I got outside to do some yard work towards the end of last week. My son was at band camp at the high school, so I got out and wrestled the lawnmower around the yard and then did the edging weedwacking and blowing, while listening to a radio show I hadn't heard in some time. The experience stands out for two reasons: 1) I was reminded just how happy I should be that my son helps around the house with the yard work most weeks and how much easier the work is when we work as a team; and, 2) a commercial repeatedly played on the radio show that just left me scratching my head asking where the value was in this company's services.
I can't recall the company, but the advertisement talked about the need for business people to incorporate or form a LLC so that they could "protect" themselves and their assets from business problems. This company prominently stated that business owners would be most "protected" by ensuring they had a business entity filed with their state, and that they could handle the filing. The commercial continued to prominently state that the company was NOT providing any legal advice or accounting advice, but that it's goal was to simply help business owners be protected, and to protect their assets, by forming a legal entity in their own state. During the time I was working in the yard - about an hour and a half or so - I heard this commercial at least 4 times. And it bothered me more each time I heard it. Why? Read on.

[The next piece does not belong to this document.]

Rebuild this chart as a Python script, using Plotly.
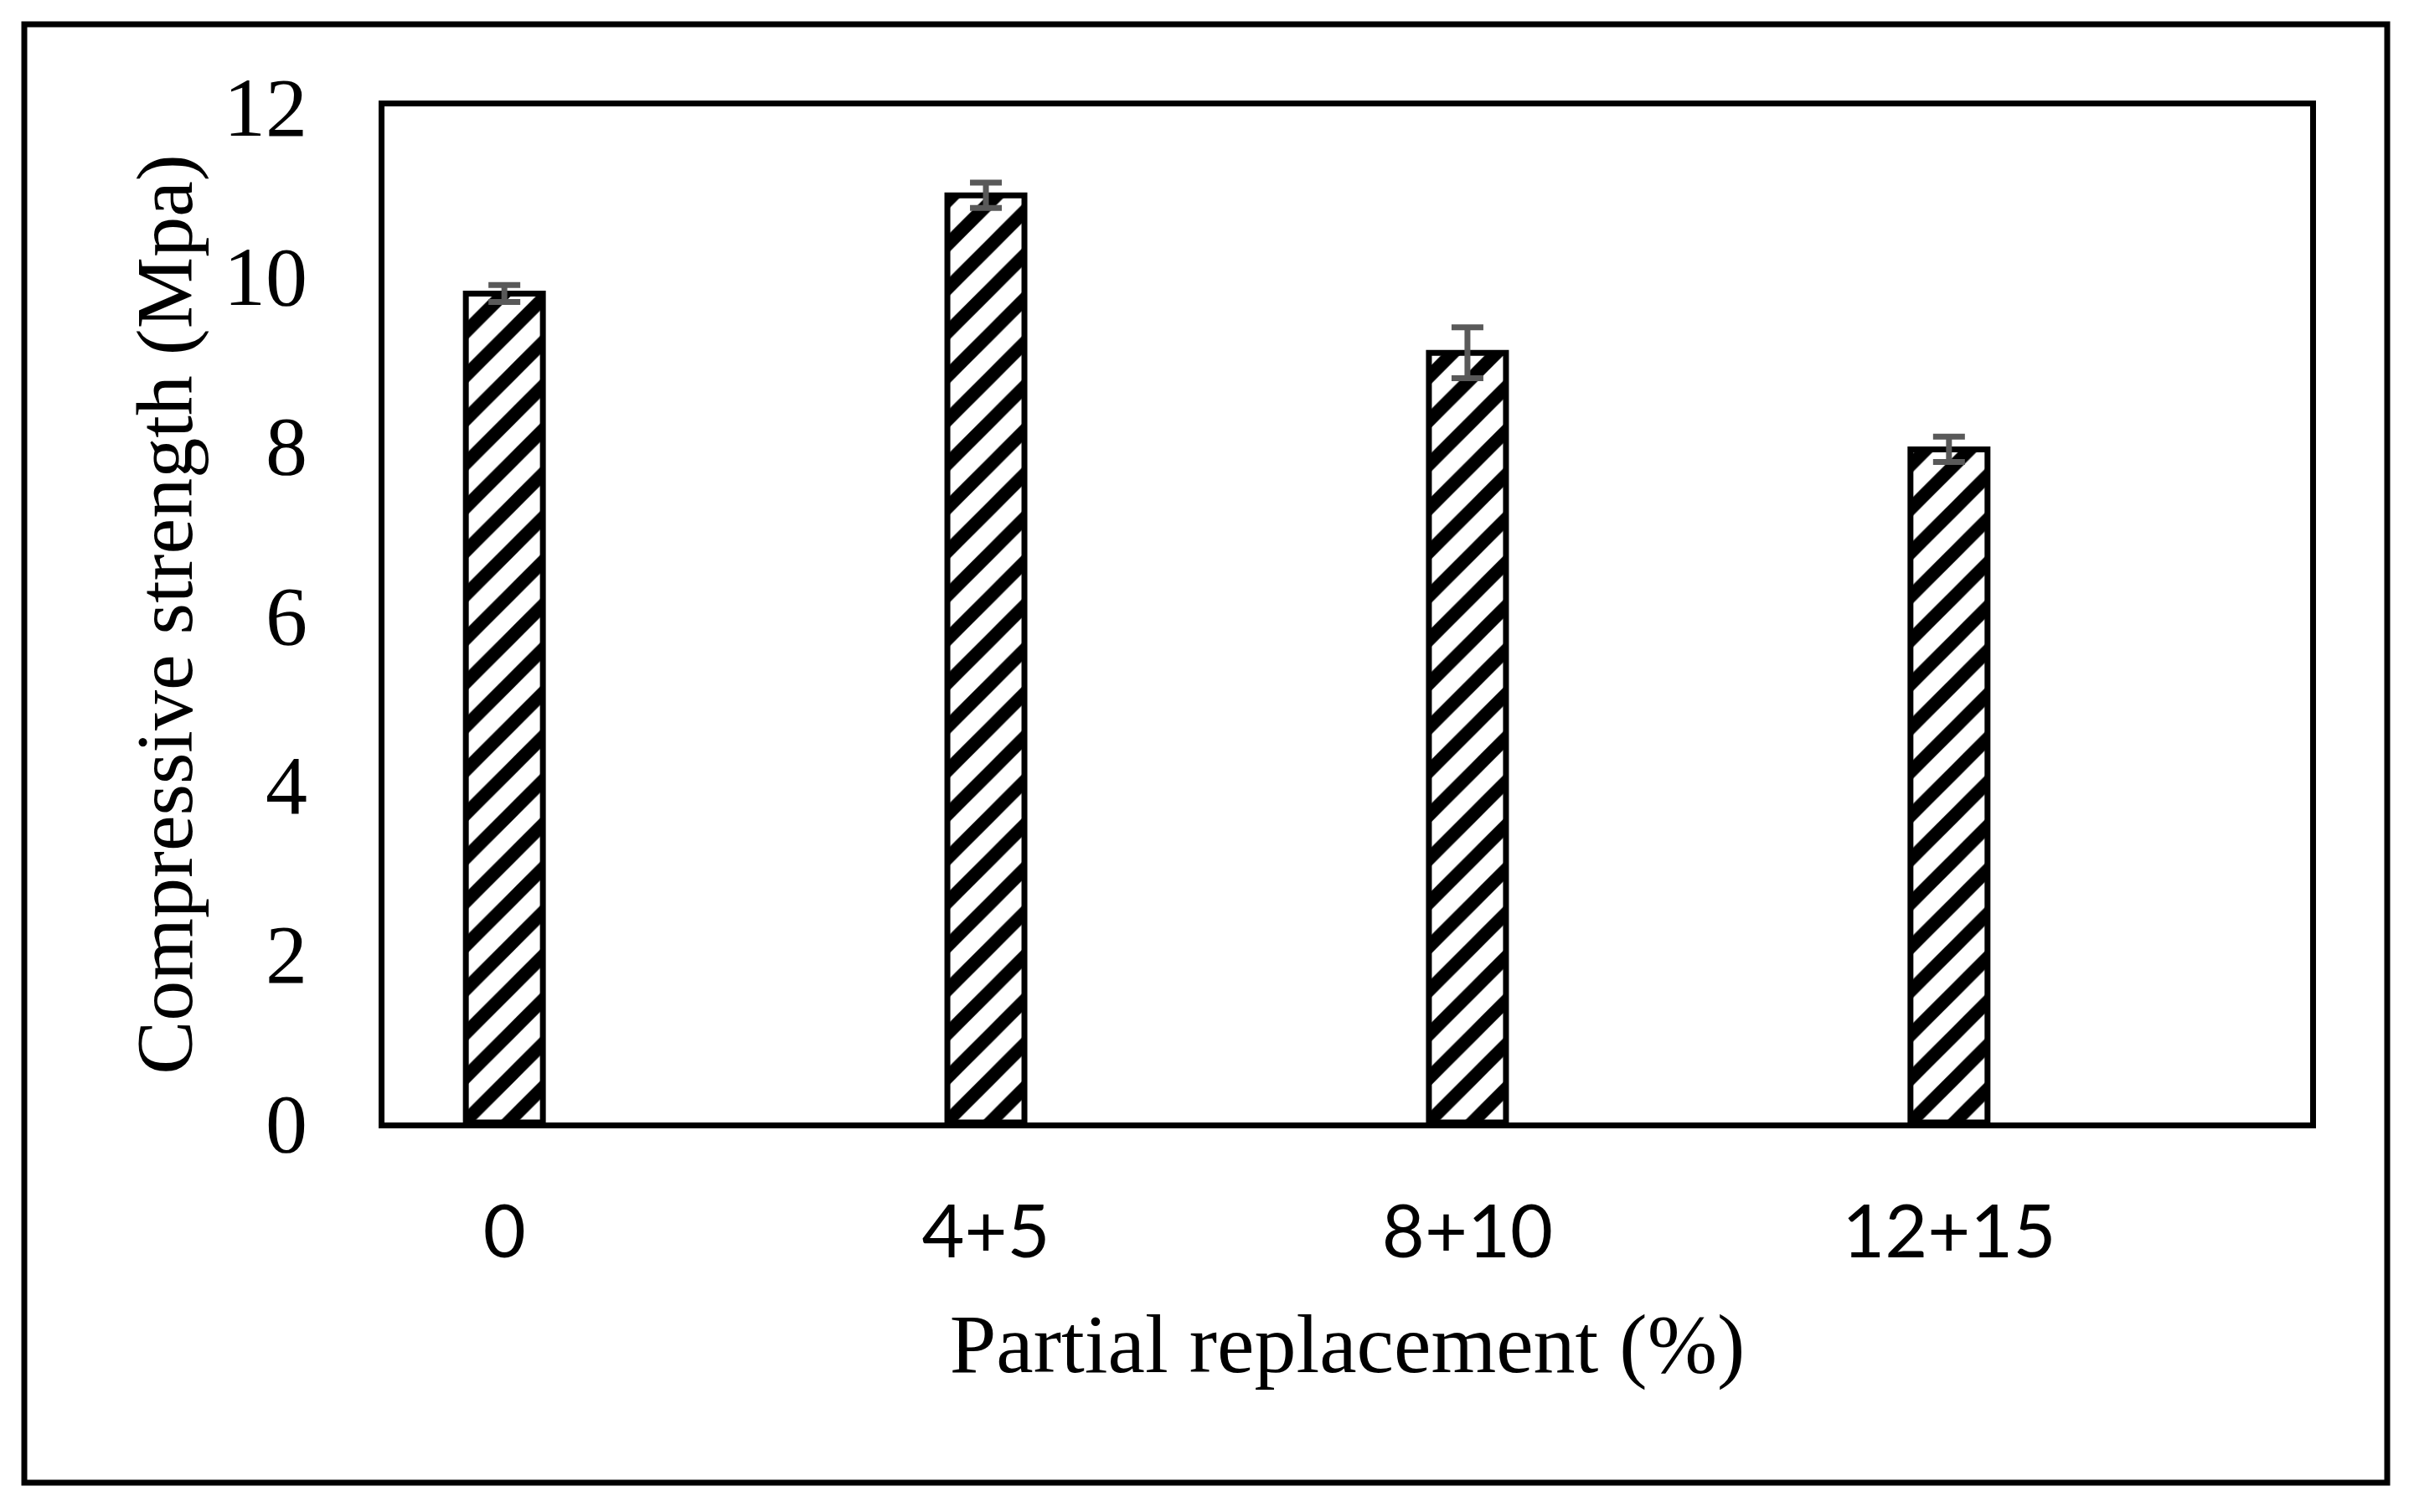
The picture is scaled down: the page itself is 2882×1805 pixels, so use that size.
import plotly.graph_objects as go

categories = ["0", "4+5", "8+10", "12+15"]
strength = [9.79, 10.95, 9.09, 7.95]
errors = [0.10, 0.15, 0.30, 0.15]
y_ticks = [0, 2, 4, 6, 8, 10, 12]

W, H = 2882, 1805
L, R, T, B = 459, 2882 - 2758, 127, 1805 - 1340
pw, ph = W - L - R, H - T - B

fig = go.Figure()
fig.add_trace(go.Bar(
    x=categories,
    y=strength,
    width=0.16,
    marker=dict(
        color="white",
        line=dict(color="black", width=7),
        pattern=dict(shape="/", fgcolor="black", bgcolor="white", fgopacity=1,
                     size=37, solidity=0.42, fillmode="overlay"),
    ),
    error_y=dict(type="data", array=errors, visible=True, color="#595959", thickness=7, width=19),
    showlegend=False,
))

serif = "Liberation Serif, Times New Roman, serif"

fig.update_layout(
    width=W, height=H,
    margin=dict(l=L, r=R, t=T, b=B, pad=0),
    paper_bgcolor="white",
    plot_bgcolor="white",
    xaxis=dict(
        type="category",
        range=[-0.249, 3.75],
        showgrid=False,
        showline=True, linecolor="black", linewidth=7, mirror=True,
        ticks="", ticklabelstandoff=48,
        tickfont=dict(family="Lato, sans-serif", size=88, color="black"),
        title=dict(text="Partial replacement (%)", font=dict(family=serif, size=100, color="black"), standoff=52),
    ),
    yaxis=dict(
        range=[0, 12],
        tickvals=y_ticks,
        showgrid=False,
        showline=True, linecolor="black", linewidth=7, mirror=True,
        ticks="", ticklabelstandoff=65,
        tickfont=dict(family=serif, size=100, color="black"),
        title=dict(text="Compressive strength (Mpa)", font=dict(family=serif, size=96, color="black"), standoff=8),
        zeroline=False,
    ),
    shapes=[dict(
        type="rect", xref="paper", yref="paper",
        x0=(29 - L) / pw, x1=(2850 - L) / pw,
        y0=(H - B - 1770) / ph, y1=(H - B - 29) / ph,
        line=dict(color="black", width=7), fillcolor="rgba(0,0,0,0)", layer="above",
    )],
)

fig.write_html("out.html", config={"displayModeBar": False},
               post_script="document.body.style.margin='0';")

My problem with this company's commercial is that I think they're not providing real value to their clients. Sure, they can file online with a state to form a corporation or an LLC. Anyone can do that -it takes only a bare amount of know-how, a computer and internet connection and a credit card. But if they're not providing legal or accounting advice, what value are they actually providing? They're making money to file online something that the client could do themselves for less, and are then not providing the critical information needed for the stuff that follows.
I've often said that a lawyer doesn't really provide value when we file a corporation or an LLC. Our value is instead provided when we analyze the proposed business and help the client choose the best entity type for their business, be it a corporation, a LLC, a PC, or whatever. Then, we provide value to the client by tailoring the initial books and records of the new business to the manner in which the business and its owners will operate, and then by giving them some information on how to operate the business and actually get the benefit of limited liability (to the extent possible under law) from this entity after it is formed. And this is something that actually requires the provision of legal advice. For example, lawyers help newly formed businesses understand: *how to sign contracts on behalf of the business entity and not the individual to bind only the business, *how to transfer assets or property into the name of the business and how to have the business acquire additional assets, *how to operate and observe the required business formalities including separate accounts, annual shareholder meetings, corporate minutes, etc. to maintain the separate existence of the entity to help prevent the corporate "veil" from being pierced and exposing the owner(s) to personal liability), and by providing information on all of the other start-up business issues that arise including licenses, permits, and the importance of establishing a relationship with a tax advisor to determine the tax status election, establish accounts with the DOL, IRS and state taxing authority, etc. (this isn't an exhaustive list, just some examples).
Sometimes, there's just not a good replacement for actual legal advice, or accounting advice, when starting a new business. When the disclaimer is so broad that the value provided is entirely questionable, I think there's a problem. My advice: when you want to start a business of any type, seek guidance from qualified lawyers and accountants, and get real value for your money. I think you'll be glad that you do.